Write me code that downloads the US counties geojson from plotly GitHub using urlopen

Use matplotlib to make a figure. Create a choropleth map from the column "Rl" in the geopandas dataframe "new_df_all". Use the "cividis" colormap. Add a legend.

Compare datasets

You can use the AI assistant to compare multiple datasets or simulation results.

See the Working with Data workflow in the Terarium Sample Project. It takes three datasets generated by optimizing intervention policies and then:

Combines them into a new scenario comparison dataset.
Calculates summary statistics for hospitalizations in each dataset.
Identifies the timepoint at which the maximum number of hospitalizations occur in each dataset.
In a separate data transformation, plots hospitalizations for each intervention over time.

Convert incidence data to prevalence data

If you have an epidemiological dataset that contains incidence data (such as new cases per day), you can prompt the AI assistant to convert it to prevalence data (such as total cases at any given time). You will need to specify:

How long it takes people to recover.
The susceptible population.

This prompt converts daily case counts into prevalence data. It uses user-supplied recovery and population data to calculate total cases:

let's assume avg time to recover is 14 days and time to exit hosp is 10 days.

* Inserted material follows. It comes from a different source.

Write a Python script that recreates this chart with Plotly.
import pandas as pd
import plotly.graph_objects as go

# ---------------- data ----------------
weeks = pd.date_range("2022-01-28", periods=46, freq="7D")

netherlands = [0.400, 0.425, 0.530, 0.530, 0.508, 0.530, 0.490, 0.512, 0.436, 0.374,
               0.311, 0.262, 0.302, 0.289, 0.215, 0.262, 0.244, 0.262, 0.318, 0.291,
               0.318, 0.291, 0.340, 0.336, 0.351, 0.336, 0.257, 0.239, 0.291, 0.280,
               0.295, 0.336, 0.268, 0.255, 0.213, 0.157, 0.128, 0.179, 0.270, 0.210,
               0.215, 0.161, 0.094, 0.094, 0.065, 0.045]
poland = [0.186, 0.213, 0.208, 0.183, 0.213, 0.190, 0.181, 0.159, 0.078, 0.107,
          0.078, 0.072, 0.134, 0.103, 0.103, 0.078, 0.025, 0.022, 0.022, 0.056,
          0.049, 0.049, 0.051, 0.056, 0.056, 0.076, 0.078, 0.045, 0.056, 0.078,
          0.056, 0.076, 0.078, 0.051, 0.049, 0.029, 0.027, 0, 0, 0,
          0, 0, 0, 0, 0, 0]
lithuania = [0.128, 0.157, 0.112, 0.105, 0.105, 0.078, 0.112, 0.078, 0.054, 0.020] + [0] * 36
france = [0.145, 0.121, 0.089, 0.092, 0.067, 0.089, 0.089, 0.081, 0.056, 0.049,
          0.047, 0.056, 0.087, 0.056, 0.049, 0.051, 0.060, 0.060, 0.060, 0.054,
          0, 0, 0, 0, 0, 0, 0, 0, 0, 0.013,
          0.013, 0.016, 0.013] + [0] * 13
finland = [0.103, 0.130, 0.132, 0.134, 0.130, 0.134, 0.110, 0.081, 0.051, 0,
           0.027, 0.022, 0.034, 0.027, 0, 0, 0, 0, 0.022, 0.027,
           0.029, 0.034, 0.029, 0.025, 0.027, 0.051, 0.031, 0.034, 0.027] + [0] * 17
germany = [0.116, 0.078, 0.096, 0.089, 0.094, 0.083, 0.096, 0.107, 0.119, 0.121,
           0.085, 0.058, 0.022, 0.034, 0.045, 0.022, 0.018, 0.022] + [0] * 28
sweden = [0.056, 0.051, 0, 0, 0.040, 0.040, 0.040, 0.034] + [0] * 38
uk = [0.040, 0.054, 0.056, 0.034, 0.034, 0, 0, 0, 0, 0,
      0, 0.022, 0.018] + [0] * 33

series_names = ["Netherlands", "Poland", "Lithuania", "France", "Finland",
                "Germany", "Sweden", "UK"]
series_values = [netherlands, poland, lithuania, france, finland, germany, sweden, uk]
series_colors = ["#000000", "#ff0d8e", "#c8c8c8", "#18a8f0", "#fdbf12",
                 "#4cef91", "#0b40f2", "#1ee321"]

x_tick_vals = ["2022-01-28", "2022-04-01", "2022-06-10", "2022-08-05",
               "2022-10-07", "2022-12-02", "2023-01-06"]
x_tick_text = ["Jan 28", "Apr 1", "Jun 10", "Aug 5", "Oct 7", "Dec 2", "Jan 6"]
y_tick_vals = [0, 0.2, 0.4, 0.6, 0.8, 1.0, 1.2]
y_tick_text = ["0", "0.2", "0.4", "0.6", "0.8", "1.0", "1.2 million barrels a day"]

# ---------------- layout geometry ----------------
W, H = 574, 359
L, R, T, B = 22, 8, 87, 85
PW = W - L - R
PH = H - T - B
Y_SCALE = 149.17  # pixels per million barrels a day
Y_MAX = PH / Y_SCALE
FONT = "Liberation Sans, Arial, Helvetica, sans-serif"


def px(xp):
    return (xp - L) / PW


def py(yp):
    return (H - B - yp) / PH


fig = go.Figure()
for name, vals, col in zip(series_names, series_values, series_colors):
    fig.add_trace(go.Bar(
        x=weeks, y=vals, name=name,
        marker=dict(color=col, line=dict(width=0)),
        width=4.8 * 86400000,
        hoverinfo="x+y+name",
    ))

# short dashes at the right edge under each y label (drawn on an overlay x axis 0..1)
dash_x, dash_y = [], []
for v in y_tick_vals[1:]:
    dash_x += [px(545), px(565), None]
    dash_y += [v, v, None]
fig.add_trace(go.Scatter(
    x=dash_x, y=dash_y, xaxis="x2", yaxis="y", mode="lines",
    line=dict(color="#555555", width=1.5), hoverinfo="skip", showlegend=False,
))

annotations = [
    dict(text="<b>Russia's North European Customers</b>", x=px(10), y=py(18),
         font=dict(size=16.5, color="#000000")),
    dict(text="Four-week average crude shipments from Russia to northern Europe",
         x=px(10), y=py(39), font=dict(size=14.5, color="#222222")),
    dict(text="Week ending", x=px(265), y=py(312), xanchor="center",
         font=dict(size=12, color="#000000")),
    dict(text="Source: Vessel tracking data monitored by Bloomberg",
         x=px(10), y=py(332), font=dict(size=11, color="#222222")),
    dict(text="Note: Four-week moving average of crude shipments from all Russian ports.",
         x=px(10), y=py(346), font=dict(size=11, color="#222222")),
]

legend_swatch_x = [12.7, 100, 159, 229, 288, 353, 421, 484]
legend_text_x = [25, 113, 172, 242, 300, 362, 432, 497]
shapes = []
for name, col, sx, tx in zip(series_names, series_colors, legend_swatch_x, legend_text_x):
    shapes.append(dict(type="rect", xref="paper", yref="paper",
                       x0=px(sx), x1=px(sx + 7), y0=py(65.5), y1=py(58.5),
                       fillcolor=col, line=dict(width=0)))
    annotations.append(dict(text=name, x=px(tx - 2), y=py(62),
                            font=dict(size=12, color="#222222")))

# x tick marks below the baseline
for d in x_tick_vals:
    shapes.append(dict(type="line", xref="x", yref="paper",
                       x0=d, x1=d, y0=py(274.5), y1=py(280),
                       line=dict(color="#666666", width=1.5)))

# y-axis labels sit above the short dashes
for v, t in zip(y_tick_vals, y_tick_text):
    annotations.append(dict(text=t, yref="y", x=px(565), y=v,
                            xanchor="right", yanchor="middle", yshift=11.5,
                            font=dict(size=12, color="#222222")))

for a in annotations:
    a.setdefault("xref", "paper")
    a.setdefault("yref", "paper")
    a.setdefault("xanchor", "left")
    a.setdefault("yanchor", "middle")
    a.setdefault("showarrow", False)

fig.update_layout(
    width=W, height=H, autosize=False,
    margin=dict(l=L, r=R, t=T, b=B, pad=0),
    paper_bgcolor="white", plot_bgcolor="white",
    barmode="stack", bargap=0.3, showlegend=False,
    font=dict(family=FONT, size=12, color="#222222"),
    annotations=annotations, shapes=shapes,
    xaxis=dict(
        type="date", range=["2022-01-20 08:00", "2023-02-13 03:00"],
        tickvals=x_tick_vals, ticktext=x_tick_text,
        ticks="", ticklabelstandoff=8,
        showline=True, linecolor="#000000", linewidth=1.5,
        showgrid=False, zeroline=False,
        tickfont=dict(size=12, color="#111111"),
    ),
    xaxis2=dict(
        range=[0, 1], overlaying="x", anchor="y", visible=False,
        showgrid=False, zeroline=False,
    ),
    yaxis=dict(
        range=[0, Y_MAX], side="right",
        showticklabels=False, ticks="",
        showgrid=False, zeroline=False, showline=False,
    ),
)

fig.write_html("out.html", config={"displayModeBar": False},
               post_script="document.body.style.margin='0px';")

Can you convert this data into **prevalence** data? please map it to SIRHD. Assume a population of 150 million.

For more information on the logic of how the AI assistant converts from incidence to prevalence data, see the instructions the assistant follows in these cases.

Calculate peak times

Calculating peak times can help you identify critical periods of disease spread, enabling targeted interventions.

This prompt takes a collection of daily infection rates for various FIPs codes and identifies the peak time for each one:

Create a column named "peak_time". The first column is "fips". The second column is "peak_time", and its values are the values of the "timepoint" column for which the values of the FIPS columns are at a maximum.